We'll begin today's walk at the Navarro Street Bridge and head south to Houston Street to the beginning of the popular Paseo del Rio loop through downtown.
The Navarro Street bridge is decorated with tile mosaics and is one of a series of pretty bridges crossing the river.
A stone arch marks the steps up to Navarro Street
The nearby bench is another example of faux bois art along the River Walk.
A creative mosaic bench is placed in front of the Southwest School of Art, and says in Latin "art is long, life is short". The nearby Central Library is a good side trip too. The entry plaza and outdoor spaces are undergoing renovation this year so I'll save those for a future post.
There are a number of mosaic installations on this section of the River Walk. Here's a selection of favorites seen along the way.
This mosaic cleverly disguises a pipe hatch cover.
Rosemary blooms on a sunny wall. I'd love to do this somewhere in my yard.
Augusta Street crosses on an old iron bridge, one of two still in use downtown. I love the terracotta color with all the surrounding green.

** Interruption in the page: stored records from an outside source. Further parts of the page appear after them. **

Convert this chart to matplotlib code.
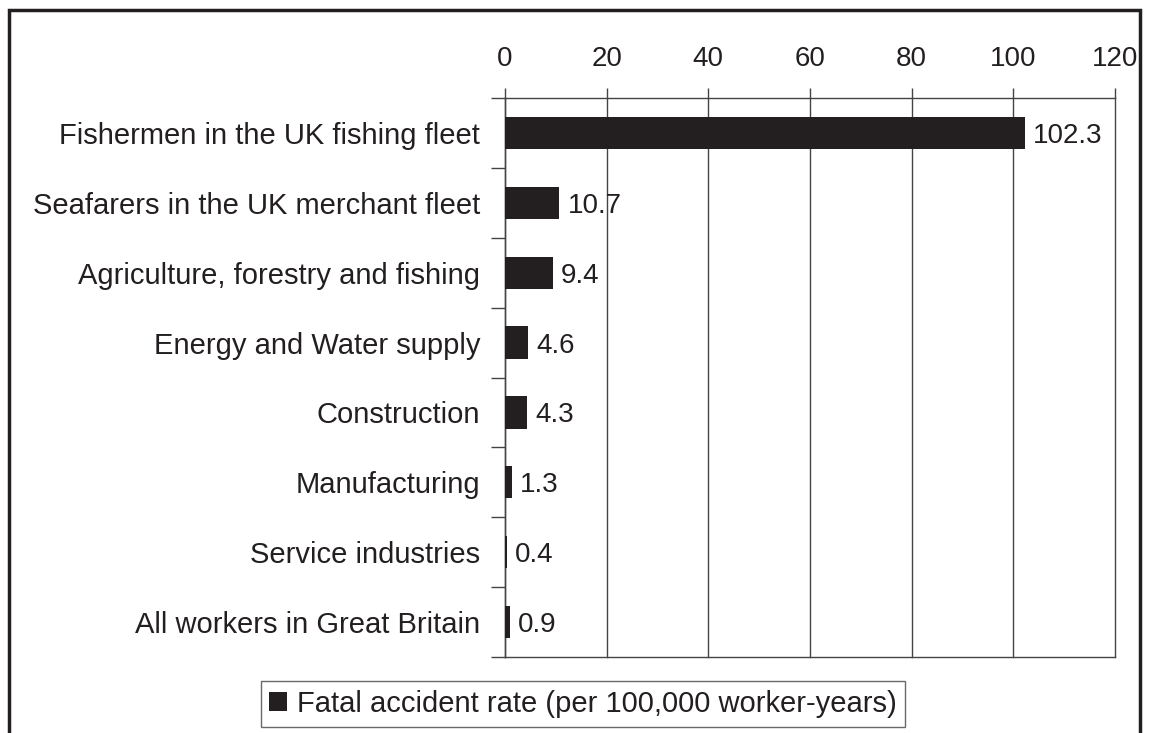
import matplotlib
matplotlib.use("Agg")
import matplotlib.pyplot as plt
from matplotlib.patches import Rectangle

plt.rcParams['font.family'] = ['Liberation Sans', 'DejaVu Sans']

# Data
categories = [
    "Fishermen in the UK fishing fleet",
    "Seafarers in the UK merchant fleet",
    "Agriculture, forestry and fishing",
    "Energy and Water supply",
    "Construction",
    "Manufacturing",
    "Service industries",
    "All workers in Great Britain",
]
rates = [102.3, 10.7, 9.4, 4.6, 4.3, 1.3, 0.4, 0.9]
value_labels = ["102.3", "10.7", "9.4", "4.6", "4.3", "1.3", "0.4", "0.9"]
x_ticks = [0, 20, 40, 60, 80, 100, 120]
series_name = "Fatal accident rate (per 100,000 worker-years)"

ink = "#231f20"
line = "#444444"
W, H = 1149, 733
fig = plt.figure(figsize=(W / 100, H / 100), dpi=100)
ax = fig.add_axes([505 / W, 1 - 657 / H, 610 / W, (657 - 98) / H])

pos = list(range(len(categories)))
bars = ax.barh(pos, rates, height=0.46, color=ink, label=series_name, zorder=3)
ax.set_ylim(len(categories) - 0.5, -0.5)
ax.set_xlim(0, 120)

for p, v, lab in zip(pos, rates, value_labels):
    ax.annotate(lab, (v, p), xytext=(6, 0), textcoords="offset points",
                va="center_baseline", ha="left", fontsize=20, color=ink, zorder=4)

ax.xaxis.tick_top()
ax.set_xticks(x_ticks)
ax.set_xticklabels([str(t) for t in x_ticks], fontsize=20, color=ink)
ax.tick_params(axis="x", direction="out", length=7, width=1, color=line, pad=12)
ax.grid(axis="x", color=line, linewidth=1, zorder=0)
for gl in ax.get_xgridlines():
    gl.set_clip_on(False)

# category labels sit between boundary ticks
ax.set_yticks([i - 0.5 for i in range(len(categories) + 1)])
ax.set_yticklabels([])
ax.set_yticks(pos, minor=True)
ax.set_yticklabels(categories, minor=True, fontsize=21, color=ink)
ax.tick_params(axis="y", which="major", direction="out", length=10, width=1, color=line)
ax.tick_params(axis="y", which="minor", length=0, pad=18)

ax.spines["right"].set_visible(False)
for side in ["top", "bottom", "left"]:
    ax.spines[side].set_color(line)
    ax.spines[side].set_linewidth(1)

leg = fig.legend(handles=[bars], labels=[series_name], loc="center",
                 bbox_to_anchor=(583 / W, 1 - 704 / H), fontsize=21,
                 frameon=True, fancybox=False, handlelength=0.6, handleheight=0.6,
                 handletextpad=0.35, borderpad=0.3, labelcolor=ink)
leg.get_frame().set_edgecolor(line)
leg.get_frame().set_linewidth(1)

# outer chart frame (bottom edge falls outside the image)
fig.patches.append(Rectangle((9 / W, -0.05), (1140 - 9) / W, 1.05 - 10 / H,
                             transform=fig.transFigure, fill=False,
                             edgecolor=ink, linewidth=2.5))

fig.savefig("out.png", dpi=100)
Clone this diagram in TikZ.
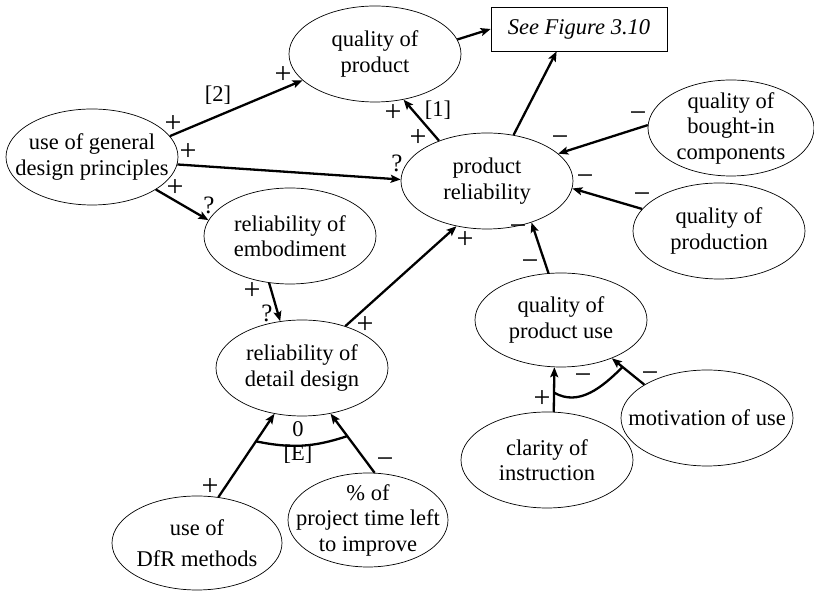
\documentclass[tikz,border=0pt]{standalone}
\usepackage{fontspec}
\setmainfont{Liberation Serif}
\usetikzlibrary{shapes.geometric,arrows.meta}
\tikzset{
  concept/.style={draw,ellipse,line width=0.7pt,minimum width=172pt,minimum height=96pt,inner sep=-40pt,align=center,font=\fontsize{22.5}{25.5}\selectfont},
  link/.style={-{Stealth[length=10pt,width=8pt,inset=2pt]},line width=2.3pt},
  sgn/.style={inner sep=0pt,font=\fontsize{30}{32}\selectfont},
  qm/.style={inner sep=0pt,font=\fontsize{25}{28}\selectfont},
  tag/.style={inner sep=0pt,font=\fontsize{22.5}{25.5}\selectfont}
}
\begin{document}
\begin{tikzpicture}[x=1pt,y=1pt]
\useasboundingbox (0,0) rectangle (814,591);
% concepts
\node[concept] (gen) at (92,434) {use of general\\design principles};
\node[concept] (qprod) at (375,537) {quality of\\product};
\node[draw,line width=0.7pt,minimum width=176pt,minimum height=44pt,font=\fontsize{22.5}{25.5}\selectfont\itshape] (fig) at (579,562) {See Figure 3.10};
\node[concept] (rel) at (487,410) {product\\reliability};
\node[concept,minimum width=166pt] (bought) at (731,463) {quality of\\bought-in\\components};
\node[concept] (prodn) at (719,360) {quality of\\production};
\node[concept] (emb) at (290,355) {reliability of\\embodiment};
\node[concept] (detail) at (302,223) {reliability of\\detail design};
\node[concept,minimum width=170pt,minimum height=94pt] (dfr) at (197,48) {use of\\[6pt]DfR methods};
\node[concept,minimum width=160pt,minimum height=94pt] (time) at (368,71) {\% of\\project time left\\to improve};
\node[concept,minimum height=94pt] (use) at (561,271) {quality of\\product use};
\node[concept] (clar) at (547,131) {clarity of\\instruction};
\node[concept] (motiv) at (707,173) {motivation of use};
% influences
\draw[link] (gen.15) -- (qprod.200);
\draw[link] (gen.-5) -- (rel.179);
\draw[link] (gen.-27) -- (emb.169);
\draw[link] (rel.140) -- (qprod.-58);
\draw[link] (rel.60) -- (fig.-135);
\draw[link] (qprod.10) -- (fig.west);
\draw[link] (bought.178) -- (rel.21);
\draw[link] (prodn.164) -- (rel.-5);
\draw[link] (use.105) -- (rel.-43);
\draw[link] (detail.44) -- (rel.-124);
\draw[link] (emb.-114) -- (detail.115);
\draw[link] (dfr.65) -- coordinate[pos=.67] (e1) (detail.-121);
\draw[link] (time.82) -- coordinate[pos=.62] (e2) (detail.-58);
\draw[link] (clar.82) -- coordinate[pos=.43] (c1) (use.-98);
\draw[link] (motiv.152) -- coordinate[pos=.67] (c2) (use.-37);
\draw[line width=2.3pt] (e1) to[bend right=15] (e2);
\draw[line width=2.3pt] (c1) to[out=-30,in=225] (c2);
% signs
\node[sgn] (s1) at (173,467) {+};
\node[tag] (s2) at (218,496) {[2]};
\node[sgn] (s3) at (283,516) {+};
\node[sgn] (s4) at (188,439) {+};
\node[qm] (s5) at (397,428) {?};
\node[sgn] (s6) at (175,403) {+};
\node[qm] (s7) at (209,386) {?};
\node[sgn] (s8) at (393,478) {+};
\node[tag] (s9) at (438,481) {[1]};
\node[sgn] (s10) at (418,453) {+};
\node[sgn] (s11) at (638,474) {−};
\node[sgn] (s12) at (560,450) {−};
\node[sgn] (s13) at (585,411) {−};
\node[sgn] (s14) at (642,393) {−};
\node[sgn] (s15) at (518,361) {−};
\node[sgn] (s16) at (530,326) {−};
\node[sgn] (s17) at (365,266) {+};
\node[sgn] (s18) at (465,351) {+};
\node[sgn] (s19) at (252,300) {+};
\node[qm] (s20) at (267,278) {?};
\node[sgn] (s21) at (210,104) {+};
\node[sgn] (s22) at (385,128) {−};
\node[tag] (s23) at (298,162) {0};
\node[tag] (s24) at (298,137) {[E]};
\node[sgn] (s25) at (542,192) {+};
\node[sgn] (s26) at (650,214) {−};
\node[sgn] (s27) at (583,212) {−};
\end{tikzpicture}
\end{document}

A park occupies this sweeping river bend.
St. Mary's Street bridge fits right in with the beauty of this section of the river.
This map of the River Walk in mosaic tile is along the wall under the St. Mary's Street bridge. It is a continuous work but I needed three photos to get it all in. There's not much room to back up without falling in the river so most photos are close range. On the right in the photo is the Museum Reach section where our tour began last year. We are currently in the middle panel headed toward the the Alamo in the center. Over to the left is the Mission Reach and the San Antonio Missions National Historical Park which is our eventual destination.
More views of trees and green along the river.
Approaching Soledad Street another faux bois bench appears.
Tête-à-tête in faux bois right on the river and quite romantic.
Ricki of Sprig to Twig commented on my last post that the River Walk gives our city a European look and I can certainly see why with scenes like these.
A tiny restaurant balcony on the river would be found in many European cities.
Downtown buildings are a mix of old and new such as this 1960s stair tower and tile inset on a city parking garage near the Pecan Street bridge.
As we enter the busier section downtown we see huge waterfall fountains at the Embassy Suites Hotel. The fountain as viewed through three stone arches which are about ten feet high.
More mix of old and new, the facade on this building along Houston Street was preserved as an entrance to the new office building behind it.
The mosaic columns featured on the Houston Street bridge are a favorite of mine. I'll save the detail on those for my next post because this is our turnaround for today. At this point the River Walk can get confusing because the Paseo del Rio loops through downtown while the river bypass continues straight ahead where the loop will reconnect near Durango/Chavez Street.
Now headed back north, we wave to the police officer keeping this area safe for walking. There are also foot patrols and plenty of tour boats going by to keep an eye on things.
Star of Texas hibiscus bloom, we do love our stars here in Texas.
Another restaurant balcony, I liked the plants suspended from the wall.
How do they get the boats in the water? Here's one option.
More of that tropical ambiance
The tour barges like this one will pick you up at designated hotels to begin your tour or you can catch the Rio Taxi marked with checkered flags on the back.
We are now back where we began north of Navarro Street, which concludes our walk for today. I'll continue walking and posting more this spring.
I've had some questions from readers about distances and public transportation for visitors to the city. This segment was about one-half mile/800 meters one way and the previous post from Brooklyn Avenue to Navarro Street covered about the same distance. I walked these two on the same day and divided the posts to make them easier to read. Taken together they give a good view of the transition from the new to the old segments of the River Walk north of downtown.
Navarro Street is about one mile/1600 meters from the Alamo so visitors staying downtown would need to plan at least a two-mile round trip. In addition to the Rio Taxi, the VIA bus system has a downtown bus called the VIA Streetcar which will bring you out to this area of the River Walk. There's also public transportation available for many of the popular attractions outside of downtown. Information and day passes are available online and at information kiosks throughout the tourist areas.
I am enjoying this project immensely and look forward to exploring the areas that are new to me south of town.